'60s folk legend Tom Rush is busier than ever, thanks to the Internet,
a warm voice and keen wit that never goes out of style.

 By Barry Gilbert
St. Louis Post-Dispatch

February 14, 2008

Tom RushTom Rush was at the vanguard of the '60s folk boom, helped usher in the singer-songwriter era in the '70s and hasn't recorded a studio album in 30 years. And now ... he's a YouTube star?

Yes, a clip of Rush performing "Remember?" - a funny tune about aging and forgetfulness - is up to 3.5 million plays.

"You know, I was really impressed," Rush said last week from his home in Moose, Wyo. "I was watching it every day when it was up around 1 1/2 million, then I realized there was a 10-second clip of an elephant burping that was gaining on me. And the elephant actually pulled ahead for a while. And I was very despondent. But then I kicked the elephant's butt."

Who's watching it?

"It has been proposed that it's just one guy," Rush says.

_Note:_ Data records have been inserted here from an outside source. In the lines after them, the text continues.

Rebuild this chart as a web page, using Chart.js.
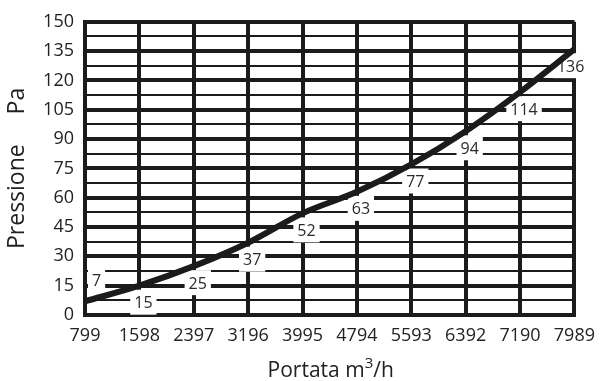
<!DOCTYPE html>
<html>
<head>
<meta charset="utf-8">
<script src="https://cdn.jsdelivr.net/npm/chart.js@4.4.1/dist/chart.umd.min.js"></script>
<style>
  html, body { margin: 0; padding: 0; background: #ffffff; }
  #wrap { width: 605px; height: 381px; position: relative; }
</style>
</head>
<body>
<div id="wrap"><canvas id="chart"></canvas></div>
<script>
// Flow rate categories (m3/h) and measured pressure (Pa)
const flowLabels = ['799', '1598', '2397', '3196', '3995', '4794', '5593', '6392', '7190', '7989'];
const pressureValues = [7, 15, 25, 37, 52, 63, 77, 94, 114, 136];
// Labelled pressure ticks; the half steps in between only get a thin grid line
const pressureTicks = [0, 15, 30, 45, 60, 75, 90, 105, 120, 135, 150];

const INK = '#1b1b1b';
const FONT = '"Open Sans", "Liberation Sans", sans-serif';

// White boxed value labels placed just below each point
const valueLabels = {
  id: 'valueLabels',
  beforeDatasetsDraw(chart) {
    const { ctx, chartArea } = chart;
    const meta = chart.getDatasetMeta(0);
    ctx.save();
    ctx.font = '16px ' + FONT;
    ctx.textAlign = 'center';
    ctx.textBaseline = 'middle';
    meta.data.forEach((pt, i) => {
      const text = String(pressureValues[i]);
      const w = ctx.measureText(text).width + 8;
      let cx = pt.x + 4;
      let cy = pt.y + 18;
      if (cy > chartArea.bottom - 8) cy = pt.y - 20;
      cx = Math.max(cx, chartArea.left + 3 + w / 2);
      cx = Math.min(cx, chartArea.right + 14 - w / 2);
      ctx.fillStyle = '#ffffff';
      ctx.fillRect(cx - w / 2, cy - 14, w, 25);
      ctx.fillStyle = '#2a2a2a';
      ctx.fillText(text, cx, cy);
    });
    ctx.restore();
  }
};

// X axis title with a raised exponent: "Portata m³/h"
const flowTitle = {
  id: 'flowTitle',
  afterDraw(chart) {
    const { ctx, chartArea } = chart;
    const parts = [
      { t: 'Portata m', size: 21, rise: 0 },
      { t: '3', size: 15, rise: 9 },
      { t: '/h', size: 21, rise: 0 }
    ];
    ctx.save();
    ctx.fillStyle = '#222222';
    ctx.textBaseline = 'alphabetic';
    ctx.textAlign = 'left';
    let total = 0;
    parts.forEach(p => { ctx.font = p.size + 'px ' + FONT; p.w = ctx.measureText(p.t).width; total += p.w; });
    let x = (chartArea.left + chartArea.right) / 2 + 1 - total / 2;
    const base = 376.5;
    parts.forEach(p => {
      ctx.font = p.size + 'px ' + FONT;
      ctx.fillText(p.t, x, base - p.rise);
      x += p.w;
    });
    ctx.restore();
  }
};

new Chart(document.getElementById('chart'), {
  type: 'line',
  data: {
    labels: flowLabels,
    datasets: [{
      data: pressureValues,
      borderColor: INK,
      borderWidth: 6,
      pointRadius: 0,
      pointHoverRadius: 0,
      cubicInterpolationMode: 'monotone',
      fill: false
    }]
  },
  options: {
    responsive: true,
    maintainAspectRatio: false,
    devicePixelRatio: 1,
    animation: false,
    events: [],
    layout: { padding: { left: 0, right: 21, top: 19, bottom: 0 } },
    plugins: {
      legend: { display: false },
      tooltip: { enabled: false }
    },
    scales: {
      x: {
        type: 'category',
        offset: false,
        afterFit(scale) { scale.height = 66; },
        grid: { color: INK, lineWidth: 4, drawTicks: false },
        border: { display: true, color: INK, width: 4 },
        ticks: {
          autoSkip: false,
          maxRotation: 0,
          padding: 10,
          color: '#222222',
          font: { family: FONT, size: 18 }
        },
        title: { display: false }
      },
      y: {
        min: 0,
        max: 150,
        afterFit(scale) { scale.width = 85; },
        grid: {
          color: INK,
          drawTicks: false,
          lineWidth: ctx => (ctx.tick && pressureTicks.includes(ctx.tick.value)) ? 4 : 2
        },
        border: { display: true, color: INK, width: 4 },
        ticks: {
          stepSize: 7.5,
          autoSkip: false,
          padding: 11,
          color: '#222222',
          font: { family: FONT, size: 18 },
          callback: v => pressureTicks.includes(v) ? String(v) : ''
        },
        title: {
          display: true,
          text: 'Pressione     Pa',
          color: '#222222',
          font: { family: FONT, size: 23 },
          padding: { top: 4, bottom: 0 }
        }
      }
    }
  },
  plugins: [valueLabels, flowTitle]
});
</script>
</body>
</html>
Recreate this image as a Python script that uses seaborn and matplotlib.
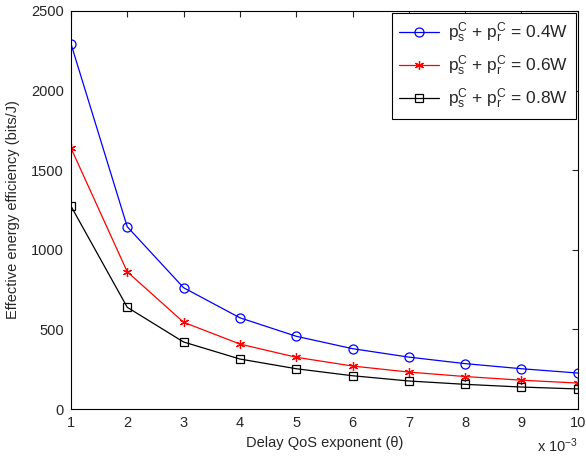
import matplotlib
matplotlib.use("Agg")
import matplotlib.pyplot as plt
import seaborn as sns

# Delay QoS exponent, in units of 1e-3
theta = [1, 2, 3, 4, 5, 6, 7, 8, 9, 10]
ee_04 = [2295, 1145, 762, 573, 457, 379, 326, 285, 253, 226]
ee_06 = [1640, 862, 545, 408, 325, 270, 232, 204, 181, 163]
ee_08 = [1275, 639, 421, 314, 253, 209, 176, 155, 138, 126]
labels = [r"$\mathregular{p_s^C}$ + $\mathregular{p_r^C}$ = 0.4W",
          r"$\mathregular{p_s^C}$ + $\mathregular{p_r^C}$ = 0.6W",
          r"$\mathregular{p_s^C}$ + $\mathregular{p_r^C}$ = 0.8W"]
colors = ["blue", "red", "black"]
markers = ["o", (6, 2, 0), "s"]
msizes = [6.5, 6.5, 5.5]

sns.set_style("white")
plt.rcParams["font.family"] = ["Liberation Sans", "DejaVu Sans"]
plt.rcParams["mathtext.fontset"] = "custom"
plt.rcParams["mathtext.rm"] = "Liberation Sans"
plt.rcParams["mathtext.it"] = "Liberation Sans"

fig = plt.figure(figsize=(5.86, 4.57), dpi=100)
ax = fig.add_axes([0.121, 0.105, 0.865, 0.871])

for y, lab, c, m, ms in zip([ee_04, ee_06, ee_08], labels, colors, markers, msizes):
    sns.lineplot(x=theta, y=y, color=c, marker=m, markersize=ms,
                 markerfacecolor="none", markeredgecolor=c, markeredgewidth=0.9,
                 linewidth=0.9, label=lab, ax=ax)

ax.set_xlim(1, 10)
ax.set_ylim(0, 2500)
ax.set_xticks(theta)
ax.set_yticks([0, 500, 1000, 1500, 2000, 2500])
ax.tick_params(direction="in", top=True, right=True, labelsize=10.5, length=4, width=0.8, pad=5)
for s in ax.spines.values():
    s.set_linewidth(0.8)
    s.set_color("black")
ax.set_xlabel("Delay QoS exponent (θ)", fontsize=10.5, labelpad=4)
ax.set_ylabel("Effective energy efficiency (bits/J)", fontsize=10.5, labelpad=8)
ax.text(1.0, -0.107, r"x 10$^{-3}$", transform=ax.transAxes, ha="right", va="baseline", fontsize=10.5)

leg = ax.legend(loc="upper right", fontsize=12.5, frameon=True, fancybox=False,
                edgecolor="black", framealpha=1, handlelength=2.3,
                borderaxespad=0.1, labelspacing=0.5, handletextpad=0.5,
                borderpad=0.45)
leg.get_frame().set_linewidth(0.8)

fig.savefig("out.png", dpi=100)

And he's really obsessed with the song?

"No, he just can't remember that he's seen it," Rush chuckles. "You know, I think it's interesting, because clearly this is not the kids. It's boomers, who are supposed to be inept when it comes to cyberspace."

Rush, who turned 67 last week, remains at the top of a career that began in the coffeehouses of Boston and Cambridge while he was a Harvard student. He has two grown sons and an 8-year-old daughter, Siena, of whom he jokes: "I've decided to have my own grandchildren, cut out the middlemen."

And this music veteran, blessed with a warm voice, unique guitar style, wry sense of humor and captivating knack for storytelling, has more offers for concert work than he cares to accept. He brings his guitars to Espenschied Chapel in Mascoutah on Sunday night.

In the '60s, Rush was at the epicenter of a folk and blues tradition that exploded and changed popular music. He was a major catalyst, discovering and first recording songs by unknowns named Joni Mitchell, Jackson Browne and James Taylor.

But that came later. First came years learning his craft in the coffeehouses, playing with and listening to blues and folk legends at places such as the Club 47 in Cambridge.

"You'd go into this little room that seated 80 people, and sit there and listen to the Carter Family or Sleepy John Estes or Mississippi John Hurt, Flatt & Scruggs, Bill Monroe, just on and on and on," Rush says. "Giants would come and play there and be 10 feet away from you. That music was just so overwhelming and compelling. I got swept away with it."

Meanwhile, Boston was alive with new talent: Rush, Eric von Schmidt, Richie Havens, Chris Smither, Peter Rowan, Maria Muldaur, Spider John Koerner, Eric Andersen, Bonnie Raitt, and visitors including Bob Dylan and Joan Baez, among many others.

Rush's first album, "Live at the Unicorn," arrived in 1962. Folk albums followed until the landmark "The Circle Game" on Elektra Records in 1968. It was lush and atmospheric, and a huge departure for Rush.

"I remember hearing Joni Mitchell, she came into a club I was playing at in Detroit. And she sang a short, four-song set, and one of those was 'Urge for Going,'" he says of the "Circle Game" track. "I was just mesmerized by that.

"Then James Taylor sat on the floor of an unfurnished office at Elektra with a tape recorder, and he sang some songs into the tape recorder for me. And I ended up singing a couple of them ('Something in the Way She Moves' and 'Sunshine, Sunshine') on 'The Circle Game.'"

That album also included the beautiful and emotionally raw "No Regrets" by Rush, which would become the title of his career-anthology CD on Columbia/Legacy. He would write more songs over a subsequent five-album stay at Columbia. But while the quality of his writing never flagged, he admits he has "not been a prolific writer."


"I hate it, which is why I don't do a lot of it," Rush says. "But once in a while a song pops out that I'm content with. I've actually done more writing in the past 10 years than I did in the first 30. It's hard work."

He has embraced the digital era, using his online music store at to offer MP3 downloads of songs no longer in physical print.

"I should be commercially extinct," Rush says. "But I'm busier than I want to be. It's a puzzle. ... I'm probably going to take another stab (at a new CD) in the next few months. But I'm a little nervous that it could screw everything up.

"I mean, maybe the fact that I haven't made an album in all this time is the reason people are coming to see me in concert."

Told that he sounds like a happy man who has led a clean, tabloid-free life, Rush laughs:

"That's because I paid 'em off. No, I haven't gotten myself in too much trouble over the years. I've managed to wiggle out of what I have gotten into. Yeah, I'm enjoying myself.

"But I'm not at all interested in retiring. For one thing, I've got another college tuition coming up, so I've gotta keep going."